Work to be completed:
Quote word for word the lines below, beginning with the first and ending with the one that has "plt.rcParams['font.family'] = ['Liberation". Drop the pictures.

* start *

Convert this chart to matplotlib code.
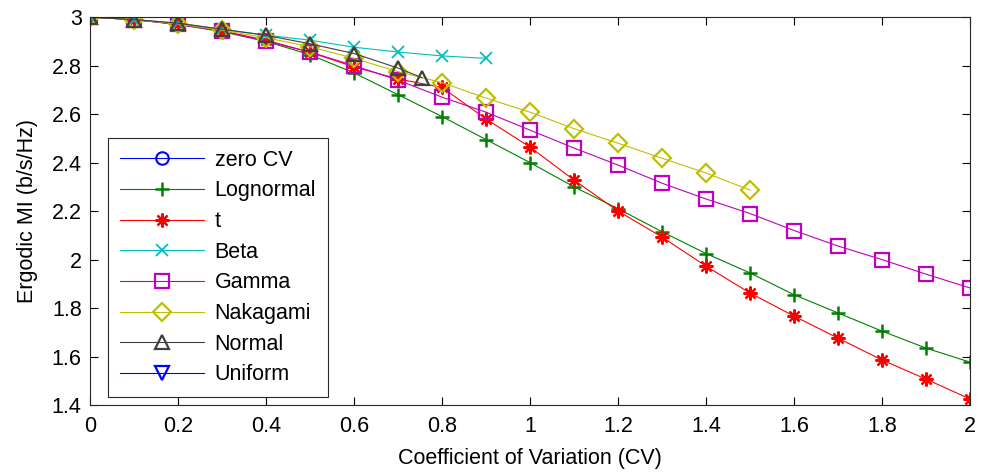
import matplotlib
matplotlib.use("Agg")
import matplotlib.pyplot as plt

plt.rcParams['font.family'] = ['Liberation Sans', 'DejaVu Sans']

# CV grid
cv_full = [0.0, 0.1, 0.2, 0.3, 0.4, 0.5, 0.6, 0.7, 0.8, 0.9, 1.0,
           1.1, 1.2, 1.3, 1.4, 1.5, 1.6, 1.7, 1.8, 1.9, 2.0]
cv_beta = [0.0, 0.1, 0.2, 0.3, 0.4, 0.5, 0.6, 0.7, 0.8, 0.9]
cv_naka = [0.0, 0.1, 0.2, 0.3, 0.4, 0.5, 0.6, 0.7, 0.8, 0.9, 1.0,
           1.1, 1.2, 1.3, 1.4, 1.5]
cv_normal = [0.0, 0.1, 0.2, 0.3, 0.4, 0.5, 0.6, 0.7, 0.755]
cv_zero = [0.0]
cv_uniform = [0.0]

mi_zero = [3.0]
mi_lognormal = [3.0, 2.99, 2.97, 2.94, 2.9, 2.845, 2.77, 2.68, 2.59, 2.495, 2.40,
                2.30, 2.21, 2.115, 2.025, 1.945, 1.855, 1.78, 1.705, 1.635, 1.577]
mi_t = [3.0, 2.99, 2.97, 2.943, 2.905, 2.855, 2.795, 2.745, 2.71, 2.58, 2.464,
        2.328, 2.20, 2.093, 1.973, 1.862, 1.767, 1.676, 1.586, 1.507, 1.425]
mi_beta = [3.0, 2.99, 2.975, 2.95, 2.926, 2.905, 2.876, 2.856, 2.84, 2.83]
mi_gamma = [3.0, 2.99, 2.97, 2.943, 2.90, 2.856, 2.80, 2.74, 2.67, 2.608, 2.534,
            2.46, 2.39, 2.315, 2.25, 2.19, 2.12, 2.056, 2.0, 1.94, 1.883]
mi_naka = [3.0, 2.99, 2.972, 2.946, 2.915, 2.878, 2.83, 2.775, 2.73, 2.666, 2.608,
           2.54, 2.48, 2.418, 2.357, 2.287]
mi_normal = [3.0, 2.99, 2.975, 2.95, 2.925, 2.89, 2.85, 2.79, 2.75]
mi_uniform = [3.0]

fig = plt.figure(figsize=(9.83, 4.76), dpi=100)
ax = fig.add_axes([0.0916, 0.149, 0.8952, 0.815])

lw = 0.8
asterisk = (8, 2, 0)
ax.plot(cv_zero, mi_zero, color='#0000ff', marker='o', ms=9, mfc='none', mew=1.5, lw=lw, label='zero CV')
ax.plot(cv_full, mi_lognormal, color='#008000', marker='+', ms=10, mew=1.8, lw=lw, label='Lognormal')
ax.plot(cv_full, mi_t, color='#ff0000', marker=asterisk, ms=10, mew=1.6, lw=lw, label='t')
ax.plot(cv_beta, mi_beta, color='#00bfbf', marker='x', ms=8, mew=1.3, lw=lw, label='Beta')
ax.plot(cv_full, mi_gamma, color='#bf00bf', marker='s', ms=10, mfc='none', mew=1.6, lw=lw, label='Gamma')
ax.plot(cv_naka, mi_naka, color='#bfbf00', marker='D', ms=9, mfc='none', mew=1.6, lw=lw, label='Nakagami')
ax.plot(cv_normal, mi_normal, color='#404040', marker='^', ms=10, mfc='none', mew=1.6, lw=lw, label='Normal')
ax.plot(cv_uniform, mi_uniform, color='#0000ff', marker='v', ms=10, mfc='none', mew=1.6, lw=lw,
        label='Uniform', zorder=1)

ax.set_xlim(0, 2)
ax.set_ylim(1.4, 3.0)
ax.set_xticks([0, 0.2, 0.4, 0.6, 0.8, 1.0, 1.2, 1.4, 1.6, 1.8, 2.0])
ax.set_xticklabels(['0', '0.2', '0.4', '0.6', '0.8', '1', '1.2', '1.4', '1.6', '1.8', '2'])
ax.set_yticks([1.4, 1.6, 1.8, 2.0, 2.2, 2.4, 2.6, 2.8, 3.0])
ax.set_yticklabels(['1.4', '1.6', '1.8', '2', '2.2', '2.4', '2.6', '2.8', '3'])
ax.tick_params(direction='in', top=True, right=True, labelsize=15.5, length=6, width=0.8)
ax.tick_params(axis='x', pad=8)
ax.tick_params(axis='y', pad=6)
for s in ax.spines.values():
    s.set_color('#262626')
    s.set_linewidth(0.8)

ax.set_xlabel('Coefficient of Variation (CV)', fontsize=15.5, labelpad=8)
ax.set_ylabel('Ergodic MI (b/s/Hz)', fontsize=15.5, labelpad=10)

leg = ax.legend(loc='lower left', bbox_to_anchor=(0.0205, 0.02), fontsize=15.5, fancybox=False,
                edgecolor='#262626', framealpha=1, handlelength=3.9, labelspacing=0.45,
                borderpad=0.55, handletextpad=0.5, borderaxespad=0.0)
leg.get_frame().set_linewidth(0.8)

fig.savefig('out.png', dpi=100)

* end *

Full answer:
Convert this chart to matplotlib code.
import matplotlib
matplotlib.use("Agg")
import matplotlib.pyplot as plt

plt.rcParams['font.family'] = ['Liberation Sans', 'DejaVu Sans']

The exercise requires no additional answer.